Task data:

/---

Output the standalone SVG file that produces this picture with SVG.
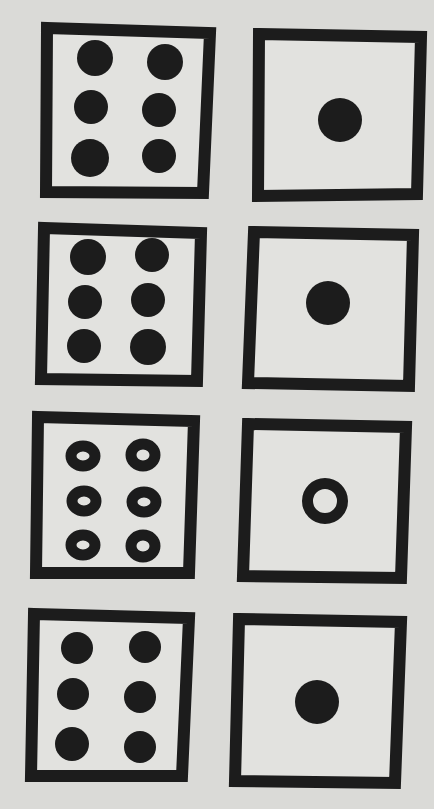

\---
/---

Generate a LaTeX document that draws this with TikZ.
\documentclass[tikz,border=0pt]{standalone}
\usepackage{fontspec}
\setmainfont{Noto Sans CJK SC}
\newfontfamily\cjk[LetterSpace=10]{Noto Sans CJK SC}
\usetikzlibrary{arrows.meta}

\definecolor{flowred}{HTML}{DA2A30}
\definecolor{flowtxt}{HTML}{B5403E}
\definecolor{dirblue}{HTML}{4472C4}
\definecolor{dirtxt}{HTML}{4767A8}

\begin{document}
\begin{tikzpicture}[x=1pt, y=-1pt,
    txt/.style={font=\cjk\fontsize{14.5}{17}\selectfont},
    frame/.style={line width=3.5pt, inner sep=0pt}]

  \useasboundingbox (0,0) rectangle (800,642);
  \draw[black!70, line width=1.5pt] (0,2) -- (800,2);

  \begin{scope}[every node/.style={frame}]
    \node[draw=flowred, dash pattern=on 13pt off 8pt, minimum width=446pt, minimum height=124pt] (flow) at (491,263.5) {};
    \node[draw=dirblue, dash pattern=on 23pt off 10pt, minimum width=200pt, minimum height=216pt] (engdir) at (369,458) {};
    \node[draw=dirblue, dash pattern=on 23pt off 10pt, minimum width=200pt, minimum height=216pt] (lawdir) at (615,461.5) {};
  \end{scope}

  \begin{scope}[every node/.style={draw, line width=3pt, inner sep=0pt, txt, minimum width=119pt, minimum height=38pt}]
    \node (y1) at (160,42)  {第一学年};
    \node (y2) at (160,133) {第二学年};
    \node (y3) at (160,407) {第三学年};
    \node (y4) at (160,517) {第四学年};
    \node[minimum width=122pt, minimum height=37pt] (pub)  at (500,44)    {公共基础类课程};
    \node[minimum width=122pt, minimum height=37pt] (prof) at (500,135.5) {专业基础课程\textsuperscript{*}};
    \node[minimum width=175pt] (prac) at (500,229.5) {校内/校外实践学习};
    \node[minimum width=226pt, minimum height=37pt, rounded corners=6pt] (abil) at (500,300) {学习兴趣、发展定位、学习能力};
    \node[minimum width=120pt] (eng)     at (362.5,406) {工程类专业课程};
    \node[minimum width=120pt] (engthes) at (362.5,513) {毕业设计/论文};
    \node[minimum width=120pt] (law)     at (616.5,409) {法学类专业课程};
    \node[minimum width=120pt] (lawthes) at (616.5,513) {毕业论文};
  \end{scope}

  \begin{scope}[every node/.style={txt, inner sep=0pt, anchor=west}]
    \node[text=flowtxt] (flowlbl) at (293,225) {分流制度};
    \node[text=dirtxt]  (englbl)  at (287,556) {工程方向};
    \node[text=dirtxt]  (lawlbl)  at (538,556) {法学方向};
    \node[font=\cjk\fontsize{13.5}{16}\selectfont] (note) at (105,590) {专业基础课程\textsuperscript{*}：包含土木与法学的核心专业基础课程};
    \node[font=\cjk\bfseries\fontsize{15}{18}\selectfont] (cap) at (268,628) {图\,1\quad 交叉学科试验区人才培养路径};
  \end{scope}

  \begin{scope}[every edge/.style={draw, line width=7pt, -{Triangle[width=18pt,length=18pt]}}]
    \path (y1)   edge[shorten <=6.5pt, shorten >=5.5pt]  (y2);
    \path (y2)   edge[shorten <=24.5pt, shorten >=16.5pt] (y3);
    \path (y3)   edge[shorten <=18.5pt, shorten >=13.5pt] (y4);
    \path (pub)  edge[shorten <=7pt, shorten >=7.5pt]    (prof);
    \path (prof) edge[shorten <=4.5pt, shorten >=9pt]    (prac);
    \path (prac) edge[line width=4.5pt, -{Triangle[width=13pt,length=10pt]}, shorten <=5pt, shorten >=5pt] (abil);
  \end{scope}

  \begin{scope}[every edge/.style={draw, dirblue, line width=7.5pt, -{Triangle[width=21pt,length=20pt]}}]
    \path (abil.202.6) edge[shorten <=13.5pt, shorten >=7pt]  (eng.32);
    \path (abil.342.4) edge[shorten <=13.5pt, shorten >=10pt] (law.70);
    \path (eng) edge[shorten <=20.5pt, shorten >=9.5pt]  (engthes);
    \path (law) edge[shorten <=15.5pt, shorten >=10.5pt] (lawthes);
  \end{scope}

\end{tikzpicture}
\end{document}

\---

Task description: Find each line holding the word "this" and copy it.

Solution to the problem:
Output the standalone SVG file that produces this picture with SVG.
Generate a LaTeX document that draws this with TikZ.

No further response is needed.